Reid, though, felt that his connections to Temple gave him keen insight into the safety.

"I kind of know what this kid's about," Reid said then, "and you can't find a single thing negative about this kid here."

The Eagles sold Jarrett as a Brian Dawkins-like enforcer, but he lacked the necessary speed to play in space and was out of place in the new wide-nine defensive scheme. Marsh was a converted running back out of Utah State who never ascended higher than the bottom of the depth chart even though the Eagles were thin at corner.

Matthews was a Roseman favorite despite that one of his scouts had given the Oregon linebacker a seventh-round grade. The GM had also spent an exhaustive amount of time evaluating and researching Henery. But in the end, the kicker had neither the temerity nor the leg to make it in the NFL.

Roseman also continued to make deals on draft day and procured the Kelce pick when he traded back in the third round. His restlessness - which he jokingly attributed to attention deficit disorder - could have come in handy in the first round. But the Eagles had felt as if Watkins, despite his advanced age and football inexperience, had fallen into their laps.

"He was the best available guy when we picked," Roseman said, "and it just so happened that it hit a need."

The lockout hindered Watkins' development once he got to training camp, but Reid and offensive line coach Howard Mudd knew almost immediately that Watkins was a major project. The head coach, just days after the guard's arrival at Lehigh, was lamenting to those in the front office that Watkins didn't even understand elemental instruction.
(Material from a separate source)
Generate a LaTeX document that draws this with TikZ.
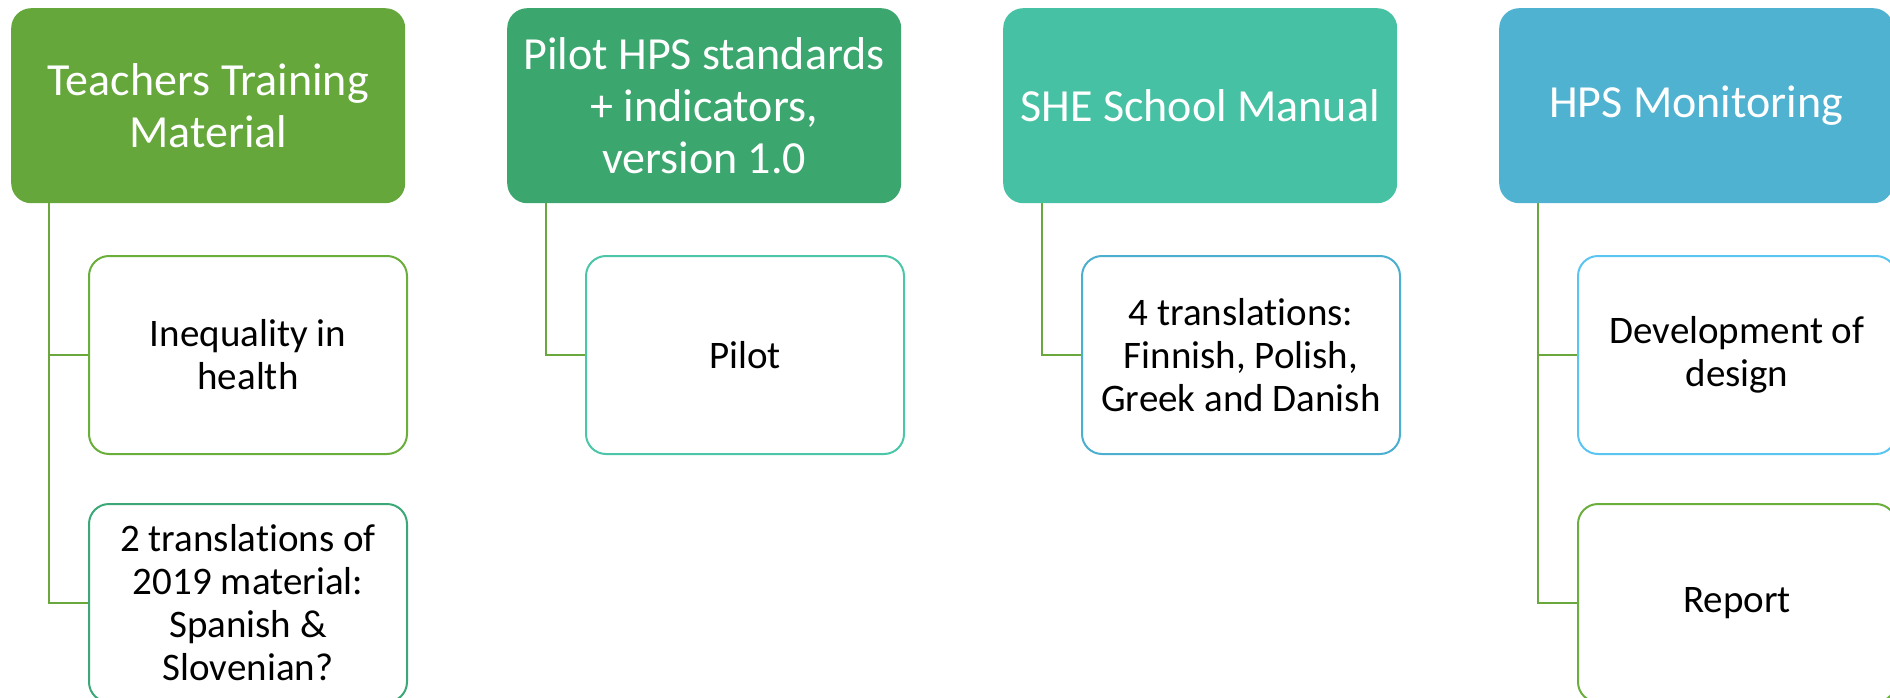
\documentclass[tikz,border=0pt]{standalone}
\usepackage{fontspec}
\setmainfont{Carlito}[Ligatures=NoCommon]
\definecolor{hA}{HTML}{65A73A}
\definecolor{hB}{HTML}{3BA76F}
\definecolor{hC}{HTML}{47C1A3}
\definecolor{hD}{HTML}{4EB2D0}
\definecolor{bGreen}{HTML}{6AAF3C}
\definecolor{bMid}{HTML}{3DA877}
\definecolor{bTeal}{HTML}{4CC6A8}
\definecolor{bBlue}{HTML}{4DAFD0}
\definecolor{bLight}{HTML}{5BC5F2}
\definecolor{cLine}{HTML}{6AA83E}
\tikzset{
  head/.style={rectangle, rounded corners=20pt, fill=#1, draw=none, text=white,
    minimum width=394pt, minimum height=195pt, inner sep=0pt, align=center,
    anchor=north west, font=\fontsize{46}{52}\selectfont},
  child/.style={rectangle, rounded corners=20pt, fill=white, draw=#1, line width=2pt,
    minimum width=318pt, minimum height=198pt, inner sep=0pt, align=center,
    anchor=north west, font=\fontsize{39}{43}\selectfont},
  conn/.style={draw=cLine, line width=2.5pt}
}
\begin{document}
\begin{tikzpicture}[x=1pt,y=-1pt]
\useasboundingbox (0,0) rectangle (1890,698);
\node[head=hA] (h1) at (11,8) {Teachers Training\\Material};
\node[head=hB] (h2) at (507,8) {Pilot HPS standards\\+ indicators,\\version 1.0};
\node[head=hC] (h3) at (1003,8) {SHE School Manual};
\node[head=hD] (h4) at (1499,8) {HPS Monitoring};

\node[child=bGreen] (c11) at (88,255) {Inequality in\\health};
\node[child=bMid] (c12) at (88,503) {2 translations of\\2019 material:\\Spanish \&\\Slovenian?};
\node[child=bTeal] (c21) at (585,255) {Pilot};
\node[child=bBlue] (c31) at (1081,255) {4 translations:\\Finnish, Polish,\\Greek and Danish};
\node[child=bLight] (c41) at (1577,255) {Development of\\design};
\node[child=bGreen] (c42) at (1577,503) {Report};

\coordinate (s1) at ([xshift=38pt]h1.south west);
\coordinate (s2) at ([xshift=39pt]h2.south west);
\coordinate (s3) at ([xshift=39pt]h3.south west);
\coordinate (s4) at ([xshift=39pt]h4.south west);
\draw[conn] (s1) |- (c11.west);
\draw[conn] (s1) |- (c12.west);
\draw[conn] (s2) |- (c21.west);
\draw[conn] (s3) |- (c31.west);
\draw[conn] (s4) |- (c41.west);
\draw[conn] (s4) |- (c42.west);
\end{tikzpicture}
\end{document}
The Eagles would later question the ex-fireman's devotion to the sport.

Watkins did have athleticism.

"He's got enough strength and foot quickness," Roseman said as he ran the film of Watkins back and forth in his office during the summer of 2011.

Reid had said that Watkins' performance against Miller during his senior season was a factor in their decision. But the one-handed block that so impressed Roseman came against Texas Tech outside linebacker Brian Duncan, whose football playing career had ended months earlier.